Friday, February 22, 2008

Hunter - Prey on the Oceans

Global public enthusiasm for the cause of global warming has certainly kept the pot boiling. It has also shown that it is possible to get a global consensus in support of public policy that represents common benefit. For instance, my own province has seen fit to impose a fairly well thought out carbon tax that appears to be well accepted. This was possible only because of the overwhelming consensus in place.

There is one other major global ongoing crisis that we dearly need to address on an emergency basis. I am speaking to the unstoppable fishing pressure been put on our global fishing stocks. I have already showed my readers how the application of a simple hunter predator model to the issue of Arctic sea ice very nicely predicts the catastrophic collapse we are now witnessing.

The same effect has wiped out fishery after fishery and now threatens the tuna fishery. And our mathematically illiterate participants will babble platitudes to the last guppy to protect their right to the fishing status quo. Yet managed global practice could maximize global production on a sustainable basis.

It is a great tragedy that the Grand Banks cod fishery is extinct. Yet it could have been averted, but every player fought tooth and nail to bring in that last boat load. Now they can wait a thousand years in the hope that a recovery is possible. There are still idiots who want to sail out at every rumor a slight increase in stocks.

The principal lesson that can be drawn from a hunter gatherer model is that the take from hunting must absolutely be brought down below the level of theoretical maintenance. In fact if the stock is not at an optimal level in the first place, then the take must be much lower still.

An optimal level is that level attained which does not overload the carrying capacity of the environment itself. This flaw was demonstrated by the caribou herds of Northern Quebec in particular. They would eventually reach the point of eating themselves out of house and home, resulting in their decimation.

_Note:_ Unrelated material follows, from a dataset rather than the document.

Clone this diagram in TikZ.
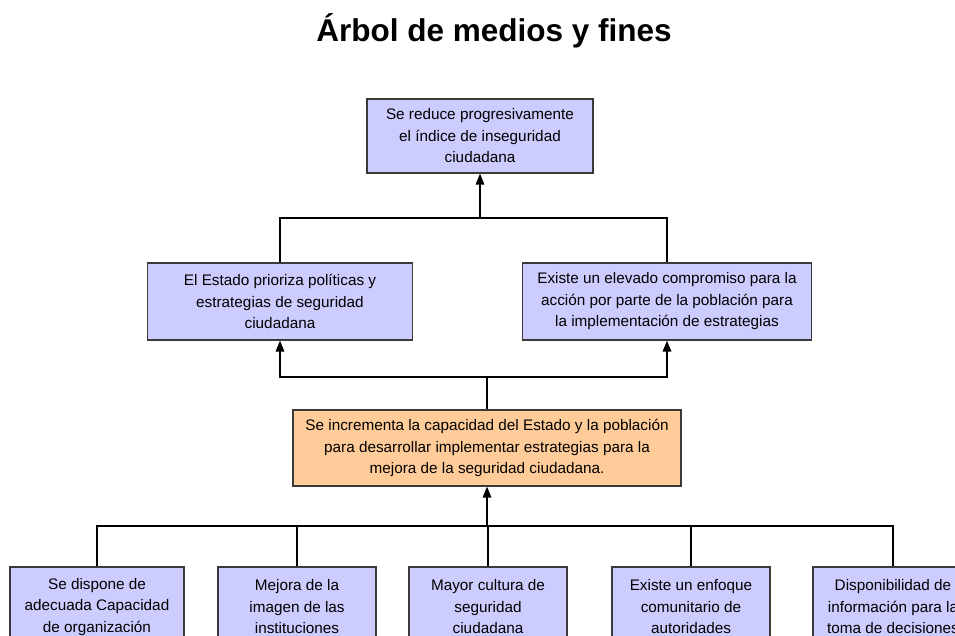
\documentclass[tikz,border=0pt]{standalone}
\usepackage{fontspec}
\setmainfont{Liberation Sans}
\usetikzlibrary{arrows.meta}
\definecolor{lav}{HTML}{CCCCFF}
\definecolor{orng}{HTML}{FFCC99}
\definecolor{bord}{HTML}{3A3A3A}
\begin{document}
\begin{tikzpicture}[x=1pt,y=-1pt,
  boxst/.style={draw=bord,line width=1.1pt,fill=lav,align=center,inner sep=0pt,
    font=\fontsize{15.3}{21.5}\selectfont},
  lnk/.style={line width=1.2pt,draw=black},
  arr/.style={line width=1.6pt,draw=black,-{Triangle[length=11pt,width=8.5pt]}}]
\useasboundingbox (0,0) rectangle (955,636);
\clip (0,0) rectangle (955,636);
\node[font=\bfseries\fontsize{31.5}{36}\selectfont] (title) at (494,31) {Árbol de medios y fines};
\node[boxst,minimum width=226pt,minimum height=74pt] (top) at (480,136) {Se reduce progresivamente\\el índice de inseguridad\\ciudadana};
\node[boxst,minimum width=265pt,minimum height=77pt] (m1) at (280,301.5) {El Estado prioriza políticas y\\estrategias de seguridad\\ciudadana};
\node[boxst,minimum width=289pt,minimum height=77pt] (m2) at (667,301.5) {Existe un elevado compromiso para la\\acción por parte de la población para\\la implementación de estrategias};
\node[boxst,fill=orng,minimum width=388pt,minimum height=76pt] (mid) at (487,448) {Se incrementa la capacidad del Estado y la población\\para desarrollar implementar estrategias para la\\mejora de la seguridad ciudadana.};
\node[boxst,minimum width=174pt,minimum height=80pt] (b1) at (97,607) {Se dispone de\\adecuada Capacidad\\de organización};
\node[boxst,minimum width=158pt,minimum height=80pt] (b2) at (297,607) {Mejora de la\\imagen de las\\instituciones};
\node[boxst,minimum width=158pt,minimum height=80pt] (b3) at (488,607) {Mayor cultura de\\seguridad\\ciudadana};
\node[boxst,minimum width=158pt,minimum height=80pt] (b4) at (691,607) {Existe un enfoque\\comunitario de\\autoridades};
\node[boxst,minimum width=160pt,minimum height=80pt] (b5) at (893,607) {Disponibilidad de\\información para la\\toma de decisiones};
\coordinate (j1) at (480,218);
\coordinate (j2) at (487,377);
\coordinate (j3) at (487,526);
\draw[lnk] (m1.north) |- (j1) -| (m2.north);
\draw[arr] (j1) -- (top.south);
\draw[arr] (j2) -| (m1.south);
\draw[arr] (j2) -| (m2.south);
\draw[lnk,line width=1.6pt] (j2) -- (mid.north);
\draw[arr] (j3) -- (mid.south);
\draw[lnk] (b1.north) |- (j3);
\draw[lnk] (b2.north) |- (j3);
\draw[lnk] (b3.north) |- (j3);
\draw[lnk] (b4.north) |- (j3);
\draw[lnk] (b5.north) |- (j3);
\end{tikzpicture}
\end{document}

Simple herd management could easily prevent that while producing a large annual harvest of surplus males.

The best thing that ever happened to the salmon fishery was the onset of fish farming. A lot of the wild fishery has been curtailed in the process while market demand is now been satisfied. Something like that is working into the tuna industry. I personally would like to see all wild fisheries ended where farm replacement is possible. This would allow a recovery process. Of course, the farmed fish business is also evolving into an efficient and ecologically neutral system, though problems have of course appeared.

The only proper harvesting strategy is that which sees full annual recovery. Any approach other than that will start a depletion cycle that is driven by the insistent demand of the harvesters to maintain a constant take.

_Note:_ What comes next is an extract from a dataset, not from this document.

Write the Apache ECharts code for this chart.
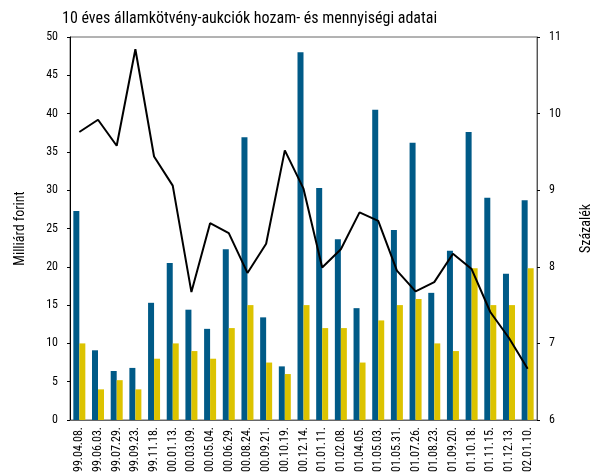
<!DOCTYPE html>
<html>
<head>
<meta charset="utf-8">
<script src="https://cdn.jsdelivr.net/npm/echarts@6/dist/echarts.min.js"></script>
<style>
  html, body { margin: 0; padding: 0; background: #fff; }
  #chart { width: 601px; height: 476px; }
</style>
</head>
<body>
<div id="chart"></div>
<script>
// aukciók dátumai
var dates = ['99.04.08.', '99.06.03.', '99.07.29.', '99.09.23.', '99.11.18.', '00.01.13.', '00.03.09.',
  '00.05.04.', '00.06.29.', '00.08.24.', '00.09.21.', '00.10.19.', '00.12.14.', '01.01.11.', '01.02.08.',
  '01.04.05.', '01.05.03.', '01.05.31.', '01.07.26.', '01.08.23.', '01.09.20.', '01.10.18.', '01.11.15.',
  '01.12.13.', '02.01.10.'];
// benyújtott ajánlatok (Mrd Ft)
var bidAmount = [27.3, 9.1, 6.4, 6.8, 15.3, 20.5, 14.4, 11.9, 22.3, 36.9, 13.4, 7.0, 48.0, 30.3, 23.6,
  14.6, 40.5, 24.8, 36.2, 16.6, 22.1, 37.6, 29.0, 19.1, 28.7];
// elfogadott mennyiség (Mrd Ft)
var acceptedAmount = [10, 4, 5.2, 4, 8, 10, 9, 8, 12, 15, 7.5, 6, 15, 12, 12,
  7.5, 13, 15, 15.8, 10, 9, 19.8, 15, 15, 19.8];
// átlaghozam (%)
var avgYield = [9.76, 9.92, 9.58, 10.84, 9.44, 9.06, 7.67, 8.57, 8.44, 7.92, 8.30, 9.52, 9.02, 7.99, 8.23,
  8.71, 8.60, 7.95, 7.68, 7.80, 8.17, 7.97, 7.41, 7.07, 6.67];

var font = "'Liberation Sans Narrow', 'Roboto Condensed', 'Liberation Sans', sans-serif";

var chart = echarts.init(document.getElementById('chart'));
chart.setOption({
  animation: false,
  title: {
    text: '10 éves államkötvény-aukciók hozam- és mennyiségi adatai',
    left: 57,
    top: 6,
    textStyle: { fontFamily: font, fontSize: 16, fontWeight: 'normal', color: '#000' }
  },
  grid: {
    left: 70,
    right: 54,
    top: 37,
    bottom: 56,
    show: true,
    borderColor: '#666',
    borderWidth: 1
  },
  xAxis: {
    type: 'category',
    data: dates,
    axisLine: { lineStyle: { color: '#666' } },
    axisTick: { length: 3, lineStyle: { color: '#000' } },
    axisLabel: { rotate: 90, fontFamily: font, fontSize: 12, color: '#000', margin: 7 }
  },
  yAxis: [
    {
      type: 'value',
      min: 0,
      max: 50,
      interval: 5,
      name: 'Milliárd forint',
      nameLocation: 'middle',
      nameGap: 43,
      nameTextStyle: { fontFamily: font, fontSize: 14, color: '#000' },
      axisLine: { show: true, lineStyle: { color: '#000' } },
      axisTick: { show: true, length: 3, lineStyle: { color: '#000' } },
      axisLabel: { fontFamily: font, fontSize: 12, color: '#000', margin: 12 },
      splitLine: { show: false }
    },
    {
      type: 'value',
      min: 6,
      max: 11,
      interval: 1,
      name: 'Százalék',
      nameLocation: 'middle',
      nameGap: 42,
      nameRotate: 90,
      nameTextStyle: { fontFamily: font, fontSize: 14, color: '#000' },
      axisLine: { show: true, lineStyle: { color: '#555' } },
      axisTick: { show: true, length: 3, lineStyle: { color: '#000' } },
      axisLabel: { fontFamily: font, fontSize: 12, color: '#000', margin: 12 },
      splitLine: { show: false }
    }
  ],
  series: [
    {
      name: 'Benyújtott',
      type: 'bar',
      barWidth: 6,
      barGap: '0%',
      itemStyle: { color: '#005a87' },
      data: bidAmount
    },
    {
      name: 'Elfogadott',
      type: 'bar',
      barWidth: 6,
      itemStyle: { color: '#dcc300' },
      data: acceptedAmount
    },
    {
      name: 'Átlaghozam',
      type: 'line',
      yAxisIndex: 1,
      symbol: 'none',
      lineStyle: { color: '#000', width: 2 },
      data: avgYield
    }
  ]
});
</script>
</body>
</html>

That is what is impossible once you even briefly allow the stock to drop slightly below the twelve month recovery point.

With fish there are plenty of variations of harvesting strategies that affect final outcomes that will need to be studied over time. My favorite is the establishment of sanctuary zones that naturally push excess from a healthy core stock out into the fishing zone. This can be applied for a range of species. An example would be the broad reestablishment of the sea otter on the west coast (and perhaps the east coast were it was never native) allowing the rebuilding of huge kelp forests that act as fish nurseries and havens.

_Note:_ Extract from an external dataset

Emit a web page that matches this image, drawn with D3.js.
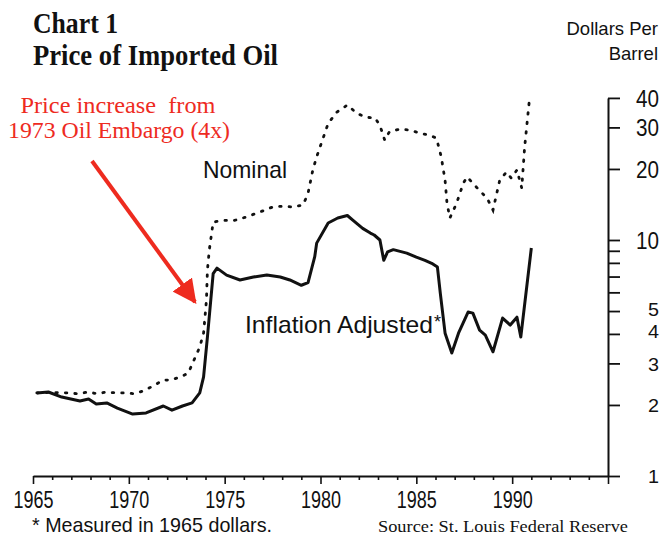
<!DOCTYPE html>
<html>
<head>
<meta charset="utf-8">
<script src="https://cdn.jsdelivr.net/npm/d3@7"></script>
<style>
    body { margin: 0; background: #fff; }
    svg { display: block; }
</style>
</head>
<body>
<svg id="chart"></svg>
<script>
const width = 662;
const height = 544;

// Nominal price (dotted), [year, dollars per barrel]
const nominalYears = [1965.2, 1965.8, 1966.8, 1967.35, 1967.9, 1968.35, 1968.85, 1969.3, 1969.8, 1970.3, 1970.85, 1971.35, 1971.8, 1972.2, 1972.7, 1973.1, 1973.7, 1973.9, 1974.05, 1974.1, 1974.2, 1974.4, 1974.9, 1975.5, 1976.1, 1976.8, 1977.5, 1978.0, 1978.6, 1979.1, 1979.35, 1979.6, 1979.8, 1980.1, 1980.4, 1980.85, 1981.4, 1981.9, 1982.4, 1982.85, 1983.1, 1983.35, 1983.6, 1984.15, 1984.7, 1985.2, 1985.7, 1986.05, 1986.3, 1986.5, 1986.6, 1986.75, 1987.1, 1987.45, 1987.65, 1988.15, 1988.7, 1989.0, 1989.35, 1989.7, 1989.95, 1990.25, 1990.5, 1990.65, 1990.9];
const nominalValues = [2.25, 2.26, 2.25, 2.23, 2.27, 2.23, 2.27, 2.25, 2.25, 2.23, 2.31, 2.43, 2.55, 2.55, 2.63, 2.73, 3.52, 4.03, 5.57, 7.45, 9.1, 11.9, 12.1, 12.1, 12.5, 13.1, 13.8, 13.9, 13.8, 14.1, 15.8, 19.8, 22.5, 26.5, 31.2, 34.8, 37.3, 34.4, 33.1, 32.9, 30.6, 26.5, 28.8, 29.5, 29.2, 28.3, 27.8, 27.0, 22.5, 17.9, 14.3, 12.4, 14.3, 17.4, 18.5, 16.7, 15.0, 13.4, 17.9, 19.4, 18.3, 19.8, 16.6, 24.7, 39.3];

// Inflation adjusted price in 1965 dollars (solid)
const realYears = [1965.2, 1965.8, 1966.5, 1967.45, 1967.9, 1968.3, 1968.85, 1969.4, 1970.2, 1970.9, 1971.8, 1972.25, 1972.8, 1973.3, 1973.7, 1973.9, 1974.1, 1974.4, 1974.6, 1975.1, 1975.8, 1976.5, 1977.2, 1977.9, 1978.4, 1979.0, 1979.35, 1979.7, 1979.8, 1980.4, 1980.9, 1981.4, 1981.7, 1982.2, 1982.6, 1982.8, 1983.1, 1983.3, 1983.5, 1983.8, 1984.5, 1985.0, 1985.45, 1985.8, 1986.1, 1986.25, 1986.5, 1986.85, 1987.2, 1987.7, 1987.95, 1988.3, 1988.6, 1989.0, 1989.5, 1989.9, 1990.25, 1990.45, 1991.0];
const realValues = [2.25, 2.27, 2.16, 2.08, 2.12, 2.02, 2.04, 1.94, 1.83, 1.85, 1.98, 1.90, 1.98, 2.04, 2.25, 2.63, 3.88, 7.2, 7.6, 7.1, 6.77, 6.97, 7.1, 6.97, 6.77, 6.43, 6.6, 8.5, 9.7, 11.8, 12.4, 12.7, 12.1, 11.2, 10.7, 10.5, 10.0, 8.2, 8.9, 9.1, 8.8, 8.46, 8.2, 7.97, 7.68, 5.96, 4.03, 3.32, 4.03, 4.95, 4.9, 4.15, 3.95, 3.36, 4.67, 4.36, 4.71, 3.88, 9.25];

// Axis ticks
const xTickYears = d3.range(1965, 1996);
const xLabelYears = [1965, 1970, 1975, 1980, 1985, 1990];
const yTickValues = [1, 2, 3, 4, 5, 6, 7, 8, 9, 10, 20, 30, 40];
const yLabelValues = [1, 2, 3, 4, 5, 10, 20, 30, 40];

const sans = '"Liberation Sans", Arial, sans-serif';
const serif = '"Liberation Serif", "Times New Roman", serif';
const red = '#ee2b1f';

const svg = d3.select('#chart')
    .attr('width', width)
    .attr('height', height);

const x = d3.scaleLinear().domain([1965, 1995]).range([33, 608]);
const y = d3.scaleLog().domain([1, 40]).range([476, 476 - Math.log10(40) * 236]);

// X axis with yearly minor ticks
const xAxis = svg.append('g')
    .attr('transform', `translate(0,${y(1)})`)
    .call(d3.axisBottom(x)
        .tickValues(xTickYears)
        .tickSizeOuter(0)
        .tickFormat(d => xLabelYears.includes(d) ? d : ''));

xAxis.select('.domain').attr('stroke', '#111').attr('stroke-width', 2);
xAxis.selectAll('.tick line')
    .attr('stroke', '#111')
    .attr('stroke-width', 1.6)
    .attr('y2', d => d % 5 === 0 ? 8 : 4);
// condensed look: squeeze the labels to the narrow width of the original
xAxis.selectAll('.tick text')
    .filter(d => xLabelYears.includes(d))
    .attr('y', 32)
    .attr('dy', null)
    .attr('textLength', 40)
    .attr('lengthAdjust', 'spacingAndGlyphs')
    .style('font-family', sans)
    .style('font-size', '24px')
    .attr('fill', '#111');

// Y axis on the right, log scale
const yAxis = svg.append('g')
    .attr('transform', `translate(${x(1995)},0)`)
    .call(d3.axisRight(y)
        .tickValues(yTickValues)
        .tickSize(12)
        .tickSizeOuter(0)
        .tickFormat(d => yLabelValues.includes(d) ? d : ''));

yAxis.select('.domain').attr('stroke', '#111').attr('stroke-width', 2);
yAxis.selectAll('.tick line').attr('stroke', '#111').attr('stroke-width', 1.8);
// 4 and 5 sit close together, nudge them apart
yAxis.selectAll('.tick text')
    .filter(d => yLabelValues.includes(d))
    .attr('x', 51)
    .attr('text-anchor', 'end')
    .attr('dy', d => d === 4 ? '0.2em' : (d === 5 ? '0.22em' : '0.36em'))
    .attr('textLength', d => d >= 10 ? 23 : 11)
    .attr('lengthAdjust', 'spacingAndGlyphs')
    .style('font-family', sans)
    .style('font-size', d => d >= 10 ? '23px' : '19px')
    .attr('fill', '#111');

// Lines
const line = d3.line()
    .x(d => x(d[0]))
    .y(d => y(d[1]));

svg.append('path')
    .datum(d3.zip(nominalYears, nominalValues))
    .attr('d', line)
    .attr('fill', 'none')
    .attr('stroke', '#111')
    .attr('stroke-width', 2.8)
    .attr('stroke-linecap', 'round')
    .attr('stroke-dasharray', '1.5,8');

svg.append('path')
    .datum(d3.zip(realYears, realValues))
    .attr('d', line)
    .attr('fill', 'none')
    .attr('stroke', '#111')
    .attr('stroke-width', 3)
    .attr('stroke-linejoin', 'round');

// Titles
svg.append('text')
    .attr('x', 33).attr('y', 33)
    .attr('textLength', 85).attr('lengthAdjust', 'spacingAndGlyphs')
    .style('font-family', serif).style('font-size', '29px').style('font-weight', 'bold')
    .attr('fill', '#111')
    .text('Chart 1');

svg.append('text')
    .attr('x', 33).attr('y', 65)
    .attr('textLength', 245).attr('lengthAdjust', 'spacingAndGlyphs')
    .style('font-family', serif).style('font-size', '29px').style('font-weight', 'bold')
    .attr('fill', '#111')
    .text('Price of Imported Oil');

// Units label
svg.append('text')
    .attr('x', 658).attr('y', 35)
    .attr('text-anchor', 'end')
    .style('font-family', sans).style('font-size', '18.5px')
    .attr('fill', '#111')
    .text('Dollars Per');

svg.append('text')
    .attr('x', 658).attr('y', 60)
    .attr('text-anchor', 'end')
    .style('font-family', sans).style('font-size', '18.5px')
    .attr('fill', '#111')
    .text('Barrel');

// Series labels
svg.append('text')
    .attr('x', 203).attr('y', 178)
    .attr('textLength', 84).attr('lengthAdjust', 'spacingAndGlyphs')
    .style('font-family', sans).style('font-size', '24px')
    .attr('fill', '#111')
    .text('Nominal');

svg.append('text')
    .attr('x', 245).attr('y', 333)
    .attr('textLength', 188).attr('lengthAdjust', 'spacingAndGlyphs')
    .style('font-family', sans).style('font-size', '24px')
    .attr('fill', '#111')
    .text('Inflation Adjusted');

svg.append('text')
    .attr('x', 434).attr('y', 328)
    .style('font-family', sans).style('font-size', '18px')
    .attr('fill', '#111')
    .text('*');

// Red annotation and arrow
svg.append('text')
    .attr('x', 118).attr('y', 113)
    .attr('text-anchor', 'middle')
    .attr('textLength', 195).attr('lengthAdjust', 'spacingAndGlyphs')
    .style('font-family', serif).style('font-size', '23px')
    .attr('fill', red)
    .attr('xml:space', 'preserve')
    .text('Price increase  from');

svg.append('text')
    .attr('x', 119).attr('y', 138)
    .attr('text-anchor', 'middle')
    .attr('textLength', 222).attr('lengthAdjust', 'spacingAndGlyphs')
    .style('font-family', serif).style('font-size', '23px')
    .attr('fill', red)
    .text('1973 Oil Embargo (4x)');

svg.append('defs').append('marker')
    .attr('id', 'head')
    .attr('viewBox', '0 0 10 10')
    .attr('refX', 9).attr('refY', 5)
    .attr('markerWidth', 6).attr('markerHeight', 6)
    .attr('markerUnits', 'strokeWidth')
    .attr('orient', 'auto')
    .append('path')
    .attr('d', 'M0,0 L10,5 L0,10 Z')
    .attr('fill', red);

svg.append('line')
    .attr('x1', 92).attr('y1', 161)
    .attr('x2', 195).attr('y2', 302)
    .attr('stroke', red)
    .attr('stroke-width', 4)
    .attr('marker-end', 'url(#head)');

// Footer
svg.append('text')
    .attr('x', 32).attr('y', 532)
    .attr('textLength', 240).attr('lengthAdjust', 'spacingAndGlyphs')
    .style('font-family', sans).style('font-size', '21px')
    .attr('fill', '#111')
    .text('* Measured in 1965 dollars.');

svg.append('text')
    .attr('x', 378).attr('y', 532)
    .attr('textLength', 250).attr('lengthAdjust', 'spacingAndGlyphs')
    .style('font-family', serif).style('font-size', '17px')
    .attr('fill', '#111')
    .text('Source:  St. Louis Federal Reserve');
</script>
</body>
</html>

Remember that stock recovery works on the basis of compound interest in its natural state until it outruns its resource base. This is often described in terms of the time required to double the size of the stock. If that time frame is say ten years, then reducing the stock by even a small amount is trouble.

This also means that recovery from a collapse becomes extremely problematic. There used to be millions of bison on the Great Plains until we hunted them to near extinction. It has taken most of fifty years of effort to restore the herd back to around 500,000. We could now easily use a herd of 10,000,000 since we have discovered that they are a better deal out on the open prairie. This will take a lot of time still but not nearly as much as the first 500,000. At least the full resources of human ingenuity and capital are working on it.

We have yet to figure out how to do this for the poor cod. Yet I have witnessed the work done in the salmon farm business. I knew guys who pioneered the first facilities and know how unpromising those beginnings were. Today the industry is financially stable and highly productive. We already have salmon available for the price of chicken which was the industries initial promise. It could expand ten fold easily if the market were able to support it.

In fact, the farmed salmon industry surely surpasses the greatest years of the old wild fisheries. And the recovery of that old wild fishery starts with restoration of the spawning rivers. Sewage and fisheries do not coexist.

It will require transnational organizations tasked with ocean management with the authority to enforce agreements similar to the law of the sea. A good start could be the combining of satellite ship identification with aggressive ship arrest protocols. Non compliance would be sufficient to define piracy.